As children we were told that this company made the smell for cheese and onion crisps and although I don’t think it was true, it does give you some idea of the stink that the canal did suffer from. All around the area it could be detected in the air and water. I should think that more must have ‘accidentally’ gone into the canal  than went down to the tip for disposal at this time. After passing through this area and churning up the bottom with a motor boat the canal water would turn grey and the smell was horrendous. In fact if you journeyed through Oldbury after dark the canal to the rear of the boat would become illuminated with a violet/pink phosphorescent glow. It was not far from here that as a child that I learned to swim, and go fishing, or as I should say ‘not catching’, (as it should have been called.)

I often wonder now if the people who will buy houses that they will probably build on the site after it’s filled in, will be told about its former use and exactly what lies at the bottom of the garden!
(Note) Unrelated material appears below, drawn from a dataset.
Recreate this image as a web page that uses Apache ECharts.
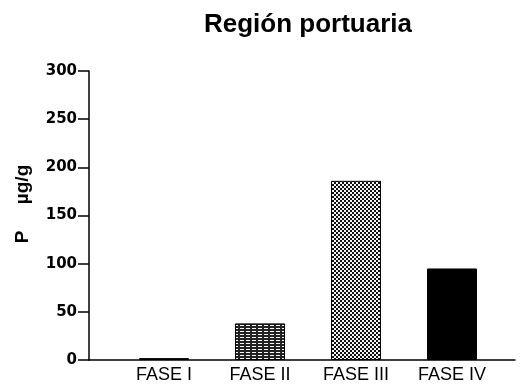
<!DOCTYPE html>
<html>
<head>
<meta charset="utf-8">
<script src="https://cdn.jsdelivr.net/npm/echarts@6/dist/echarts.min.js"></script>
<style>
  html, body { margin: 0; padding: 0; background: #fff; }
  #chart { width: 522px; height: 385px; }
</style>
</head>
<body>
<div id="chart"></div>
<script>
// Phosphorus content by phase, port region
const categories = ['FASE I', 'FASE II', 'FASE III', 'FASE IV'];
const values = [2, 38, 186, 95];
const yTicks = [0, 50, 100, 150, 200, 250, 300];

// Fill patterns for the bars
function makePattern(w, h, draw) {
  const c = document.createElement('canvas');
  c.width = w; c.height = h;
  const ctx = c.getContext('2d');
  draw(ctx);
  return { image: c, repeat: 'repeat' };
}
const hLines = makePattern(6, 3, ctx => {
  ctx.fillStyle = '#222'; ctx.fillRect(0, 0, 6, 3);
  ctx.fillStyle = '#fff'; ctx.fillRect(0, 1, 4, 1);
});
const checker = makePattern(4, 4, ctx => {
  ctx.fillStyle = '#f4f4f4'; ctx.fillRect(0, 0, 4, 4);
  ctx.fillStyle = '#111';
  ctx.fillRect(0, 0, 2, 2); ctx.fillRect(2, 2, 2, 2);
});
const fills = ['#ffffff', hLines, checker, '#000000'];

const chart = echarts.init(document.getElementById('chart'), null, { renderer: 'canvas' });
const yMin = yTicks[0], yMax = yTicks[yTicks.length - 1];
const sans = 'Liberation Sans, Arial, sans-serif';
const wide = 'DejaVu Sans, sans-serif';

chart.setOption({
  animation: false,
  title: {
    text: 'Región portuaria',
    left: 303, top: 7, textAlign: 'center',
    textStyle: { fontFamily: sans, fontWeight: 'bold', fontSize: 26, color: '#000' }
  },
  graphic: [{
    type: 'text',
    x: 23, y: 204, rotation: Math.PI / 2,
    style: {
      text: 'P     µg/g',
      fontFamily: sans, fontWeight: 'bold', fontSize: 19, fill: '#000',
      align: 'center', verticalAlign: 'middle'
    }
  }],
  grid: [
    { left: 89, top: 71, width: 426, height: 289 },
    { left: 116, top: 71, width: 384, height: 289 }
  ],
  xAxis: [
    {
      gridIndex: 0, type: 'value', min: 0, max: 1,
      axisLine: { show: true, lineStyle: { color: '#000', width: 1.5 } },
      axisTick: { show: false }, axisLabel: { show: false }, splitLine: { show: false }
    },
    {
      gridIndex: 1, type: 'category', data: categories,
      axisLine: { show: false }, axisTick: { show: false },
      axisLabel: { margin: 6, fontFamily: sans, fontSize: 18, color: '#000' }
    }
  ],
  yAxis: [
    {
      gridIndex: 0, type: 'value', min: yMin, max: yMax, interval: 50,
      axisLine: { show: true, lineStyle: { color: '#000', width: 1.5 } },
      axisTick: { show: true, inside: false, length: 11, lineStyle: { color: '#000', width: 1.5 } },
      axisLabel: { margin: 12, fontFamily: wide, fontWeight: 'bold', fontSize: 15, color: '#000' },
      splitLine: { show: false }
    },
    {
      gridIndex: 1, type: 'value', min: yMin, max: yMax, show: false
    }
  ],
  series: [{
    type: 'bar',
    xAxisIndex: 1, yAxisIndex: 1,
    barWidth: 50,
    data: values.map((v, i) => ({
      value: v,
      itemStyle: { color: fills[i], borderColor: '#000', borderWidth: 1 }
    }))
  }]
});
</script>
</body>
</html>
And it’s not fairies.

Another activity that Matty’s were involved in was civil engineering projects, such as piling, pipe lines and dredging. The latter being mainly sub-contracted work for British Waterways and involved the use of both mechanical dredgers, one being made, I recall , from a big Woolwich motor boat with the bows cut off and replaced with a square ‘punt’ type bow , (what a sin!) A second method of dredging called for the use of an ancient, hand operated ‘spoon dredger’ which consisted of a large spoon shaped scoop suspended by a wooden crane which would be wound down to the bottom of the canal and mud boat alongside. I can clearly remember Matty’s dredging the Bradley arm using this craft some time in the sixties.”